Turkish President Recep Tayyip Erdoğan has targeted followers of the Gülen movement, inspired by the late Muslim cleric Fethullah Gülen, since corruption investigations in December 2013 implicated him as well as some members of his family and inner circle. He dismissed the probes as a Gülenist conspiracy and later designated the movement as a terrorist organization in May 2016, intensifying a sweeping crackdown after a coup attempt in July of the same year that he accused Gülen of orchestrating. The movement denies involvement in the failed coup or any terrorist activity.

According to case details cited by families and defense lawyers, investigators questioned the students about trips abroad, including visits to Balkan countries, who paid for their travel and where they stayed. Some were also asked whether relatives had been dismissed from public jobs under post-coup emergency decrees after the 2016 coup attempt.
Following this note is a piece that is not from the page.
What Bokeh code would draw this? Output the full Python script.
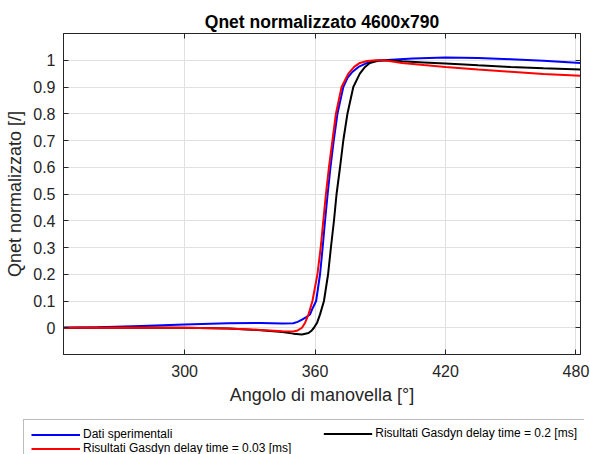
from bokeh.plotting import figure
from bokeh.layouts import column
from bokeh.models import Range1d, FixedTicker, LinearAxis, Legend, LegendItem
from bokeh.embed import file_html
from bokeh.resources import INLINE

# ---- data ----
blue_x = [244, 260, 280, 300, 320, 335, 345, 350, 352, 354, 356, 357.7, 359, 360.5,
          362.3, 363.5, 364.6, 365.8, 367.1, 368.6, 370.3, 373, 375, 377, 380, 384,
          388, 395, 405, 420, 435, 450, 465, 482.1]
blue_y = [0.0, 0.002, 0.007, 0.012, 0.017, 0.018, 0.016, 0.017, 0.022, 0.03, 0.04, 0.05,
          0.075, 0.1, 0.2, 0.3, 0.4, 0.5, 0.6, 0.7, 0.8, 0.9, 0.935, 0.955, 0.975, 0.99,
          0.998, 1.002, 1.007, 1.01, 1.008, 1.004, 0.998, 0.99]

red_x = [244, 270, 300, 320, 335, 345, 350, 352, 354, 355.5, 357, 358.8, 361.1, 362.6,
         363.8, 365.0, 366.4, 368.0, 369.6, 372.2, 375.3, 378, 380.6, 384, 388, 392,
         400, 410, 420, 435, 450, 465, 482.1]
red_y = [0.0, 0.001, 0.0, -0.003, -0.008, -0.013, -0.014, -0.01, 0.0, 0.02, 0.05, 0.1,
         0.2, 0.3, 0.4, 0.5, 0.6, 0.7, 0.8, 0.9, 0.95, 0.975, 0.99, 0.997, 1.0, 1.0,
         0.99, 0.982, 0.975, 0.965, 0.957, 0.949, 0.942]

black_x = [244, 270, 300, 320, 335, 345, 350, 354, 357, 358.5, 359.5, 361, 362.3, 364.1,
           366.0, 367.3, 368.7, 369.9, 371.5, 373.0, 374.9, 377.6, 380.6, 383, 385.2,
           389, 393, 400, 410, 420, 435, 450, 465, 482.1]
black_y = [0.0, 0.001, 0.0, -0.003, -0.009, -0.016, -0.022, -0.025, -0.02, -0.01, 0.0,
           0.02, 0.05, 0.1, 0.2, 0.3, 0.4, 0.5, 0.6, 0.7, 0.8, 0.9, 0.95, 0.975, 0.99,
           0.998, 1.0, 0.996, 0.992, 0.988, 0.981, 0.975, 0.97, 0.965]

x_ticks = [300, 360, 420, 480]
y_ticks = [0, 0.1, 0.2, 0.3, 0.4, 0.5, 0.6, 0.7, 0.8, 0.9, 1]
y_labels = ["0", "0.1", "0.2", "0.3", "0.4", "0.5", "0.6", "0.7", "0.8", "0.9", "1"]

labels = ["Dati sperimentali", "Risultati Gasdyn delay time = 0.03 [ms]",
          "Risultati Gasdyn delay time = 0.2 [ms]"]
colors = ["#0000ff", "#ff0000", "#000000"]

FONT = "Liberation Sans"
AX = "#262626"

# ---------------- main plot ----------------
p = figure(width=590, height=419, output_backend="svg", toolbar_location=None,
           x_range=Range1d(244.3, 482.1), y_range=Range1d(-0.1, 1.1),
           min_border_left=63, min_border_right=10, min_border_top=33,
           min_border_bottom=65, title="Qnet normalizzato 4600x790")
p.frame_align = False
p.outline_line_color = AX
p.background_fill_color = "white"
p.border_fill_color = "white"

p.title.text_font = FONT
p.title.text_font_size = "17.5px"
p.title.text_font_style = "bold"
p.title.align = "center"
p.title.text_color = "black"
p.title.standoff = 3

for ax in (p.xaxis[0], p.yaxis[0]):
    ax.axis_line_color = AX
    ax.major_tick_line_color = AX
    ax.major_tick_in = 5
    ax.major_tick_out = 0
    ax.minor_tick_line_color = None
    ax.major_label_text_font = FONT
    ax.major_label_text_font_size = "16px"
    ax.major_label_text_color = AX
    ax.axis_label_text_font = FONT
    ax.axis_label_text_font_size = "18px"
    ax.axis_label_text_font_style = "normal"
    ax.axis_label_text_color = AX

p.xaxis.ticker = FixedTicker(ticks=x_ticks)
p.yaxis.ticker = FixedTicker(ticks=y_ticks)
p.yaxis.major_label_overrides = {t: l for t, l in zip(y_ticks, y_labels)}
p.xaxis.axis_label = "Angolo di manovella [°]"
p.yaxis.axis_label = "Qnet normalizzato [/]"
p.xaxis.major_label_standoff = 10
p.yaxis.major_label_standoff = 8
p.xaxis.axis_label_standoff = 5
p.yaxis.axis_label_standoff = 5

top = LinearAxis(ticker=FixedTicker(ticks=x_ticks))
right = LinearAxis(ticker=FixedTicker(ticks=y_ticks))
for ax in (top, right):
    ax.axis_line_color = AX
    ax.major_tick_line_color = AX
    ax.major_tick_in = 5
    ax.major_tick_out = 0
    ax.minor_tick_line_color = None
    ax.major_label_text_font_size = "1px"
    ax.major_label_text_color = None
    ax.major_label_standoff = 0
p.add_layout(top, "above")
p.add_layout(right, "right")

p.xgrid.ticker = FixedTicker(ticks=x_ticks)
p.ygrid.ticker = FixedTicker(ticks=y_ticks)
p.grid.grid_line_color = "#e0e0e0"
p.grid.grid_line_width = 1

p.line(blue_x, blue_y, line_color=colors[0], line_width=2)
p.line(black_x, black_y, line_color=colors[2], line_width=2)
p.line(red_x, red_y, line_color=colors[1], line_width=2)

# ---------------- legend strip ----------------
q = figure(width=590, height=35, output_backend="svg", toolbar_location=None,
           title=None, x_axis_type=None, y_axis_type=None,
           min_border_left=23, min_border_right=6, min_border_top=0, min_border_bottom=0)
q.frame_align = False
q.outline_line_color = None
q.background_fill_color = "white"
q.border_fill_color = "white"
series = [(blue_x, blue_y), (red_x, red_y), (black_x, black_y)]
proxies = [q.line(sx, sy, line_color=c, line_width=2, visible=False)
           for (sx, sy), c in zip(series, colors)]


def style(lg):
    lg.label_text_font = FONT
    lg.label_text_font_size = "12px"
    lg.label_text_color = "black"
    lg.label_height = 13
    lg.glyph_height = 13
    lg.glyph_width = 49
    lg.label_standoff = 3
    lg.spacing = 0
    lg.padding = 7
    lg.margin = 0
    lg.inactive_fill_alpha = 0


legA = Legend(items=[LegendItem(label=labels[0], renderers=[proxies[0]]),
                     LegendItem(label=labels[1], renderers=[proxies[1]])],
              location="top_left")
style(legA)
legA.label_width = 495
legA.border_line_color = "#7a7a7a"
legA.border_line_width = 1
legA.background_fill_color = "white"

legB = Legend(items=[LegendItem(label=labels[2], renderers=[proxies[2]])],
              location="top_right")
style(legB)
legB.border_line_color = None
legB.background_fill_alpha = 0
legB.margin = 7

q.add_layout(legA, "center")
q.add_layout(legB, "center")

layout = column(p, q, spacing=0)
open("out.html", "w").write(file_html(layout, INLINE))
Following the abortive putsch, the Turkish government declared a state of emergency (OHAL) that remained in effect until July 19, 2018. During this period, the government carried out a purge of state institutions under the pretext of an anti-coup fight by issuing a number of government decrees, known as KHKs. Over 130,000 public servants, including 4,156 judges and prosecutors, as well as more than 24,000 members of the armed forces were summarily removed from their jobs for alleged membership in or relationships with “terrorist organizations” by emergency decree-laws subject to neither judicial nor parliamentary scrutiny.

Prosecutors accused some of financing the Gülen movement. Families denied the claim, saying the students lived on modest allowances and had no means to fund such activity.
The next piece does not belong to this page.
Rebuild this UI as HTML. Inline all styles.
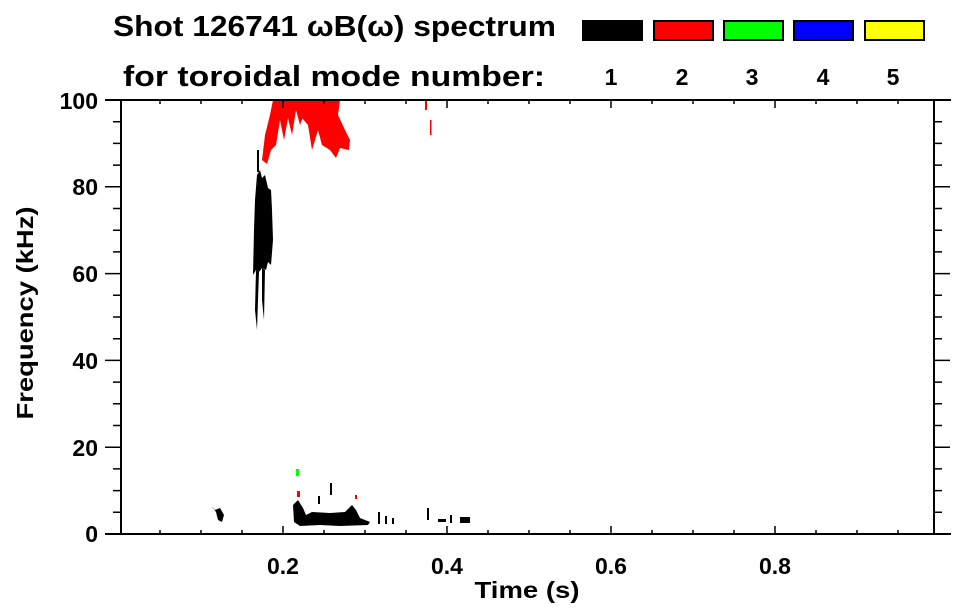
<!DOCTYPE html>
<html><head><meta charset="utf-8"><style>
body{margin:0;background:#fff;}
svg{display:block;font-family:"Liberation Sans",sans-serif;font-weight:bold;}
</style></head><body>
<svg width="963" height="615" viewBox="0 0 963 615" xmlns="http://www.w3.org/2000/svg">
<text x="113" y="36" font-size="29" textLength="443" lengthAdjust="spacingAndGlyphs">Shot 126741 ωB(ω) spectrum</text>
<text x="123" y="86" font-size="29" textLength="422" lengthAdjust="spacingAndGlyphs">for toroidal mode number:</text>
<rect x="582" y="20" width="61" height="21" fill="#000"/>
<rect x="654" y="21" width="59" height="19" fill="#f00" stroke="#000" stroke-width="2"/>
<rect x="724" y="21" width="59" height="19" fill="#0f0" stroke="#000" stroke-width="2"/>
<rect x="794" y="21" width="59" height="19" fill="#00f" stroke="#000" stroke-width="2"/>
<rect x="865" y="21" width="59" height="19" fill="#ff0" stroke="#000" stroke-width="2"/>
<g font-size="23" text-anchor="middle">
<text x="611" y="85">1</text><text x="682" y="85">2</text><text x="752" y="85">3</text><text x="823" y="85">4</text><text x="893" y="85">5</text>
</g>
<!-- data -->
<g fill="#f00">
<path d="M262 160 L265 135 L270 115 L273 100 L300 100 L305 112 L300 125 L296 110 L292 135 L288 118 L284 140 L280 120 L276 145 L271 150 L267 164 Z"/>
<path d="M295 100 L340 100 L338 115 L345 130 L350 140 L349 150 L340 148 L336 158 L330 150 L322 145 L318 130 L312 150 L308 125 L302 118 Z"/>
<rect x="425" y="100" width="2" height="10"/><rect x="430" y="120" width="1.5" height="15"/>
<rect x="297" y="491" width="3" height="6"/><rect x="355" y="495" width="2" height="4"/>
</g>
<rect x="296" y="469" width="3" height="7" fill="#0f0"/>
<g fill="#000">
<path d="M257 175 L260 170 L262 178 L265 175 L268 188 L271 190 L272 210 L273 240 L271 265 L268 262 L266 270 L262 268 L259 272 L256 270 L253 275 L254 230 L255 200 Z"/>
<path d="M256 270 L259 272 L258 300 L257 330 L255 310 Z"/>
<path d="M262 268 L265 270 L264 320 L262 300 Z"/>
<rect x="257" y="150" width="2" height="22"/>
<path d="M211 505 L215 510 L220 508 L224 515 L222 522 L218 520 L216 512 Z"/>
<path d="M293 505 L298 500 L303 508 L306 515 L312 512 L330 513 L345 512 L352 505 L356 510 L360 518 L370 522 L368 525 L340 526 L320 525 L300 526 L294 522 Z"/>
<rect x="330" y="483" width="2" height="12"/><rect x="318" y="496" width="2" height="8"/>
<rect x="378" y="512" width="2" height="12"/><rect x="385" y="516" width="2" height="8"/>
<rect x="392" y="518" width="2" height="6"/>
<rect x="427" y="508" width="2" height="12"/><rect x="438" y="519" width="8" height="3"/>
<rect x="450" y="515" width="2" height="8"/><rect x="460" y="517" width="10" height="6"/>
</g>
<!-- axes -->
<g stroke="#000" stroke-width="2" fill="none">
<line x1="105" y1="534" x2="951" y2="534"/>
<line x1="105" y1="100" x2="951" y2="100"/>
<line x1="121" y1="100" x2="121" y2="534"/>
<line x1="934" y1="100" x2="934" y2="534"/>
</g>
<g stroke="#000" stroke-width="1.5">
<path d="M105 100H121M105 186.8H121M105 273.6H121M105 360.4H121M105 447.2H121M105 534H121
M113 121.7H121M113 143.4H121M113 165.1H121M113 208.5H121M113 230.2H121M113 251.9H121M113 295.3H121M113 317H121M113 338.7H121M113 382.1H121M113 403.8H121M113 425.5H121M113 468.9H121M113 490.6H121M113 512.3H121
M934 100H950M934 186.8H950M934 273.6H950M934 360.4H950M934 447.2H950M934 534H950
M934 121.7H942M934 143.4H942M934 165.1H942M934 208.5H942M934 230.2H942M934 251.9H942M934 295.3H942M934 317H942M934 338.7H942M934 382.1H942M934 403.8H942M934 425.5H942M934 468.9H942M934 490.6H942M934 512.3H942"/>
<path d="M283 534V526M447 534V526M611 534V526M775 534V526
M160 534V530M201 534V530M242 534V530M324 534V530M365 534V530M406 534V530M488 534V530M529 534V530M570 534V530M652 534V530M693 534V530M734 534V530M816 534V530M857 534V530M898 534V530
M283 100V108M447 100V108M611 100V108M775 100V108
M160 100V104M201 100V104M242 100V104M324 100V104M365 100V104M406 100V104M488 100V104M529 100V104M570 100V104M652 100V104M693 100V104M734 100V104M816 100V104M857 100V104M898 100V104"/>
</g>
<g font-size="23" text-anchor="end">
<text x="98" y="109">100</text><text x="98" y="195">80</text><text x="98" y="282">60</text><text x="98" y="369">40</text><text x="98" y="456">20</text><text x="98" y="542">0</text>
</g>
<g font-size="23" text-anchor="middle">
<text x="283" y="574">0.2</text><text x="447" y="574">0.4</text><text x="611" y="574">0.6</text><text x="775" y="574">0.8</text>
<text x="527" y="598" textLength="105" lengthAdjust="spacingAndGlyphs">Time (s)</text>
<text transform="translate(33,313) rotate(-90)" textLength="213" lengthAdjust="spacingAndGlyphs">Frequency (kHz)</text>
</g>
</svg>
</body></html>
As proceedings advanced, case files were separated, with many students tried in courts in their home provinces. Most were acquitted of all charges after months in detention, according to rulings cited by lawyers.

Under Turkish law, prosecutors in terrorism-related cases can take extended time to prepare indictments, a practice critics say contributes to lengthy pretrial detention.

The European Court of Human Rights (ECtHR) has previously ruled against Turkey in cases involving excessive pretrial detention.

Families say the uncertainty has taken a psychological toll on the detainees. Some described signs of severe distress.

“We are going through the hardest period of our lives,” one mother said. “Our children are in prison despite being innocent.”